Checkoff programs play a critical role in developing and safeguarding markets for American soybean producers.

Soybean Field Pixabay
jestermaroc | Pixabay

The American Soybean Association (ASA) strongly opposes Rep. Victoria Spartz's (R-IN) amendment to the House agriculture appropriations bill. The organization believes this amendment unfairly targets commodity checkoff programs, which are industry-led organizations dedicated to promoting agricultural products and supporting American farmers and ranchers, including those involved in U.S. soybean production.

Daryl Cates, a soybean farmer from Illinois and the president of ASA, expressed his concern.

"Congresswoman Spartz’s amendment is a direct attack on all checkoffs and, close to home, threatens the long-term viability of our industry’s successful program," he said. "Our soy checkoff continues to have strong support from hundreds of thousands of soy farmers across the United States, and that is proven time and again when the program comes up for referendum every five years.

Soybean farmers understand the significant role the checkoff plays in developing and protecting markets for their crops, conducting research and promotion to sustain their livelihoods and our environment, and keeping U.S. soy available domestically and competitive globally. This amendment is misguided and ill-informed, and we strongly urge Congress to reject this attack on U.S. farmers and ranchers,” said Cates.
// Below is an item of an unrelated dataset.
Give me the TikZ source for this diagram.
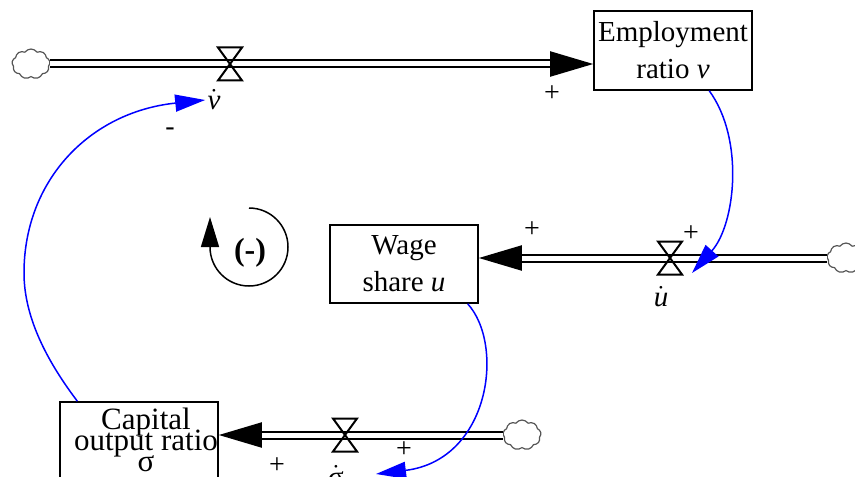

The soy checkoff program provides farmers with access to resources such as promotion, advertising, research, and legal assistance that individual farmers may not be able to afford independently. In existence since the early 1990s, the soy checkoff program delivers a significant return on investment, as demonstrated by its 2019 ROI study:

  • International promotion efforts generated a return value of $17.95.
  • Demand-boosting research and promotional activities returned an average value of $18.18.
  • Production research yielded an average value of $9.42.
  • State-level checkoff initiatives added further value for farmers.

Checkoff programs are administered by the U.S. Department of Agriculture and are overseen by farmers and ranchers who support these systems to promote specific commodities. By promoting their agricultural products, checkoffs ensure the sustainability of farming for future generations. The soy checkoff imposes a self-imposed levy, equivalent to one half (1/2) of 1% of the market price for each bushel of soybeans sold in each season. These funds are utilized to stimulate demand, discover new markets, and enhance profitability prospects for all soybean farmers, with contributions split between the national organization and state checkoff programs or qualified state soybean boards.

ASA is joined in its opposition to the Spartz Amendment by 26 affiliated state soybean organizations representing the 30 primary soybean-producing states. Additionally, various agricultural groups, including the Almond Alliance, American Beekeeping Federation, American Farm Bureau Federation, and many others, stand united against the Spartz amendment, along with 100 state organizations.